◆ Provided material:
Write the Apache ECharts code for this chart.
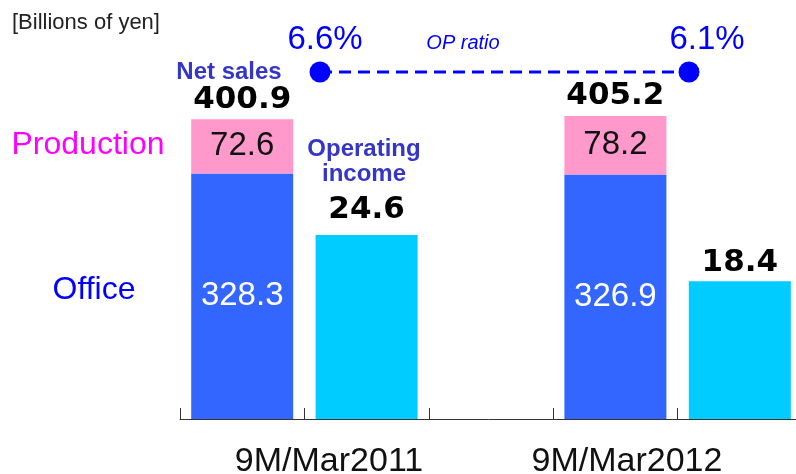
<!DOCTYPE html>
<html>
<head>
<meta charset="utf-8">
<script src="https://cdn.jsdelivr.net/npm/echarts@6/dist/echarts.min.js"></script>
<style>
  html, body { margin: 0; padding: 0; background: #fff; }
  #chart { width: 796px; height: 474px; }
</style>
</head>
<body>
<div id="chart"></div>
<script>
const periods = ['9M/Mar2011', '9M/Mar2012'];
const office = [328.3, 326.9];
const production = [72.6, 78.2];
const netSales = [400.9, 405.2];
const opIncome = [24.6, 18.4];
const opRatio = [6.6, 6.1];

// bar axis has 5 slots: sales, op income, gap, sales, op income
const slots = ['s0', 'o0', 'gap', 's1', 'o1'];
const atSales = arr => slots.map(s => s[0] === 's' ? arr[+s[1]] : '-');
const atIncome = arr => slots.map(s => s[0] === 'o' ? arr[+s[1]] : '-');

const FONT = '"Liberation Sans", Arial, sans-serif';
const BOLD_NUM = '"DejaVu Sans", Verdana, sans-serif';
const ratioLabelShift = [5, 18];
const incomeLabelDrop = [0, 7];

const chart = echarts.init(document.getElementById('chart'));

const barCommon = {
  type: 'bar',
  xAxisIndex: 0,
  barWidth: 102,
  barGap: '-100%',
  animation: false
};

chart.setOption({
  animation: false,
  grid: [
    { left: 180, right: -6, top: 45, bottom: 55, outerBoundsMode: 'none' },
    { left: 180, width: 596, top: 45, bottom: 55, outerBoundsMode: 'none' },
    { left: 320, right: 107, top: 62, height: 20, outerBoundsMode: 'none' }
  ],
  xAxis: [
    {
      gridIndex: 0, type: 'category', data: slots,
      axisLine: { lineStyle: { color: '#333', width: 1 } },
      axisTick: { show: true, inside: true, length: 11, lineStyle: { color: '#333' } },
      axisLabel: { show: false }
    },
    {
      gridIndex: 1, type: 'category', data: periods,
      axisLine: { show: false }, axisTick: { show: false },
      axisLabel: { fontFamily: FONT, fontSize: 34, color: '#111', margin: 26 }
    },
    {
      gridIndex: 2, type: 'category', data: periods, boundaryGap: false, show: false
    }
  ],
  yAxis: [
    { gridIndex: 0, type: 'value', min: 0, max: 500, show: false },
    { gridIndex: 0, type: 'value', min: 0, max: 50, show: false },
    { gridIndex: 1, type: 'value', show: false },
    { gridIndex: 2, type: 'category', data: ['OP ratio'], show: false }
  ],
  series: [
    Object.assign({}, barCommon, {
      name: 'Office', stack: 'sales', yAxisIndex: 0,
      data: atSales(office),
      itemStyle: { color: '#3366FF' },
      label: { show: true, position: 'inside', color: '#fff', fontFamily: FONT, fontSize: 33 }
    }),
    Object.assign({}, barCommon, {
      name: 'Production', stack: 'sales', yAxisIndex: 0,
      data: atSales(production),
      itemStyle: { color: '#FF99CC' },
      label: { show: true, position: 'inside', color: '#111', fontFamily: FONT, fontSize: 33 }
    }),
    Object.assign({}, barCommon, {
      name: 'Net sales', yAxisIndex: 0,
      data: atSales(netSales),
      itemStyle: { color: 'rgba(0,0,0,0)' },
      label: {
        show: true, position: 'top', distance: 4, color: '#000',
        fontFamily: BOLD_NUM, fontWeight: 'bold', fontSize: 31
      }
    }),
    Object.assign({}, barCommon, {
      name: 'Operating income', yAxisIndex: 1,
      data: atIncome(opIncome).map(v => {
        if (v === '-') return v;
        const i = opIncome.indexOf(v);
        return { value: v, label: { offset: [0, incomeLabelDrop[i]] } };
      }),
      itemStyle: { color: '#00CCFF' },
      label: {
        show: true, position: 'top', distance: 10, color: '#000',
        fontFamily: BOLD_NUM, fontWeight: 'bold', fontSize: 31
      }
    }),
    {
      name: 'OP ratio', type: 'line', xAxisIndex: 2, yAxisIndex: 3,
      data: opRatio.map((v, i) => ({
        value: [i, 0, v],
        label: { offset: [ratioLabelShift[i], 0] }
      })),
      encode: { x: 0, y: 1 },
      symbol: 'circle', symbolSize: 21,
      itemStyle: { color: '#0000FF' },
      lineStyle: { color: '#0000FF', width: 3, type: [12, 7] },
      label: {
        show: true, position: 'top', distance: 5, color: '#0000FF',
        fontFamily: FONT, fontSize: 33,
        formatter: p => p.value[2].toFixed(1) + '%'
      }
    }
  ],
  graphic: [
    { type: 'text', style: { text: '[Billions of yen]', x: 12, y: 23, align: 'left', verticalAlign: 'middle', font: '22px ' + FONT, fill: '#222' } },
    { type: 'text', style: { text: 'Net sales', x: 229, y: 72, align: 'center', verticalAlign: 'middle', font: 'bold 24px ' + FONT, fill: '#3535C8' } },
    { type: 'text', style: { text: 'Operating\nincome', x: 364, y: 162, align: 'center', verticalAlign: 'middle', font: 'bold 24px ' + FONT, lineHeight: 25, fill: '#3535C8' } },
    { type: 'text', style: { text: 'OP ratio', x: 463, y: 43, align: 'center', verticalAlign: 'middle', font: 'italic 20px ' + FONT, fill: '#0000FF' } },
    { type: 'text', style: { text: 'Production', x: 88, y: 145, align: 'center', verticalAlign: 'middle', font: '32px ' + FONT, fill: '#FF00FF' } },
    { type: 'text', style: { text: 'Office', x: 94, y: 290, align: 'center', verticalAlign: 'middle', font: '32px ' + FONT, fill: '#0000FF' } }
  ]
});

window.addEventListener('resize', () => {
  chart.resize();
});
</script>
</body>
</html>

◆ Exercise aim: Repeat the listing above exactly from its first line to the line containing "const opRatio = [6.6, 6.1];", both included, and omit the pictures.

◆ Solution:
Write the Apache ECharts code for this chart.
<!DOCTYPE html>
<html>
<head>
<meta charset="utf-8">
<script src="https://cdn.jsdelivr.net/npm/echarts@6/dist/echarts.min.js"></script>
<style>
  html, body { margin: 0; padding: 0; background: #fff; }
  #chart { width: 796px; height: 474px; }
</style>
</head>
<body>
<div id="chart"></div>
<script>
const periods = ['9M/Mar2011', '9M/Mar2012'];
const office = [328.3, 326.9];
const production = [72.6, 78.2];
const netSales = [400.9, 405.2];
const opIncome = [24.6, 18.4];
const opRatio = [6.6, 6.1];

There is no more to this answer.